Remote Dataset

Megatron Energon supports the use of remote datasets. Since version >5.2.0, Energon file access is based on Multi Storage Client (MSC). This means you can train or validate with your data right from any storage by simply swapping the dataset path for a so-called MSC URL.

Prerequisites

For using a remote dataset, install energon with one or more of the extras:

  • s3

  • aistore

  • azure-blob-storage

  • google-cloud-storage

  • oci

like this:

pip install megatron-energon[s3,oci]

Set up the msc config as described in Multi Storage Client documentation.
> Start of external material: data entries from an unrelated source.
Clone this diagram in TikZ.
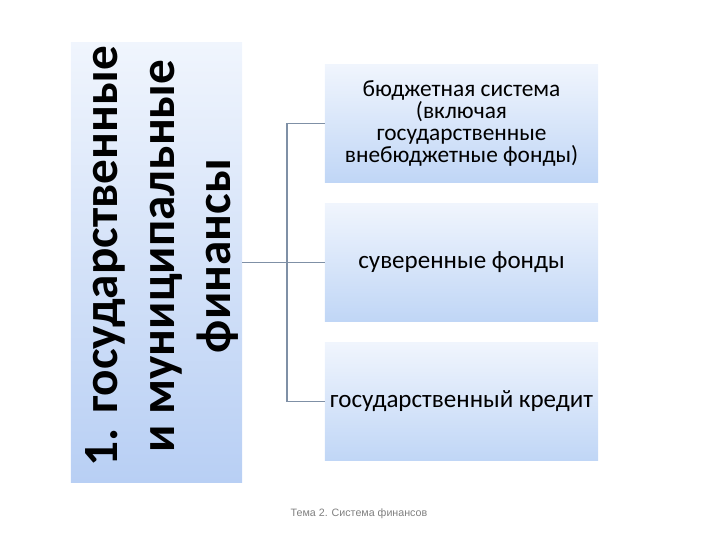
\documentclass[tikz,border=0pt]{standalone}
\usepackage{fontspec}
\setmainfont{Carlito}
\newfontfamily\footfont{Liberation Sans}
\definecolor{paleblue}{HTML}{F0F5FD}
\definecolor{softblue}{HTML}{B8CFF4}
\definecolor{boxblue}{HTML}{C0D6F6}
\definecolor{linkgray}{HTML}{7F90A6}

\tikzstyle{every node}=[inner sep=0pt]
\tikzstyle{leftbox}=[top color=paleblue, bottom color=softblue, minimum width=4.275cm, minimum height=10.975cm]
\tikzstyle{itembox}=[top color=paleblue, bottom color=boxblue, minimum width=6.825cm, minimum height=2.925cm, align=center, font=\fontsize{17.8}{15.6}\selectfont]
\tikzstyle{link}=[draw=linkgray, line width=1.4pt]

\begin{document}
\begin{tikzpicture}[x=0.025cm, y=-0.025cm]
  \useasboundingbox (0,0) rectangle (720,540);
  \node[leftbox] (finbox) at (156.5,262.5) {};
  \node[rotate=90, align=center, font=\fontsize{35}{40.4}\selectfont\bfseries] (fintext) at (162,256) {1. государственные\\и муниципальные\\финансы};
  \node[itembox, font=\fontsize{16.6}{15.8}\selectfont] (budget) at (461.5,123.5) {бюджетная система\\(включая\\государственные\\внебюджетные фонды)};
  \node[itembox] (sovereign) at (461.5,262.5) {суверенные фонды};
  \node[itembox] (credit) at (461.5,401.5) {государственный кредит};
  \coordinate (spine) at (287,262.5);
  \draw[link] (finbox.east) -- (sovereign.west);
  \draw[link] (budget.west) -- (budget.west -| spine) -- (credit.west -| spine) -- (credit.west);
  \node[font=\footfont\fontsize{7.6}{8}\selectfont, text=gray] (footer) at (359,514) {Тема 2. Система финансов};
\end{tikzpicture}
\end{document}
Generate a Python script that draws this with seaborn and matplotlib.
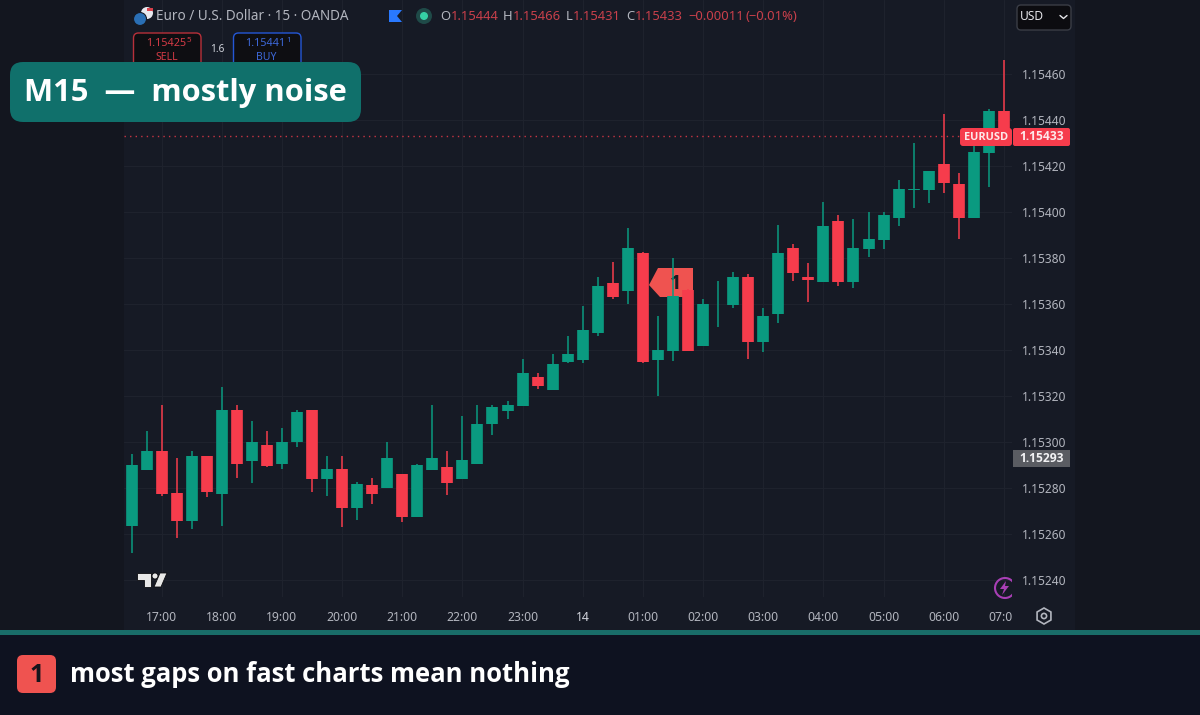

You can also use the rclone config with msc, as was described prior to 5.2.0.

For fast data loading we recommend to activate MSC local caching:

cache:
  size: 500G
  use_etag: true
  eviction_policy:
    policy: "fifo"
    refresh_interval: 3600
  cache_backend:
    cache_path: /tmp/msc_cache # prefer to use local NVMe, but Lustre path also works

And point MSC to the config with

export MSC_CONFIG=/path/to/msc_config.yaml

The URL syntax

The syntax is a simple as

msc://CONFIG_NAME/PATH

For example:

msc://coolstore/mainbucket/datasets/somedata

You can use this URL instead of paths to datasets in

  • Functions like get_train_dataset, get_val_dataset

  • Inside metadataset specifications

  • As arguments to energon prepare or energon lint. Note that those may be slow for remote locations.

  • Or as a path to energon mount to locally inspect your remote dataset 😎

Example usage:

ds = get_train_dataset(
    'msc://coolstore/mainbucket/datasets/somedata',
    batch_size=1,
    shuffle_buffer_size=100,
    max_samples_per_sequence=100,
)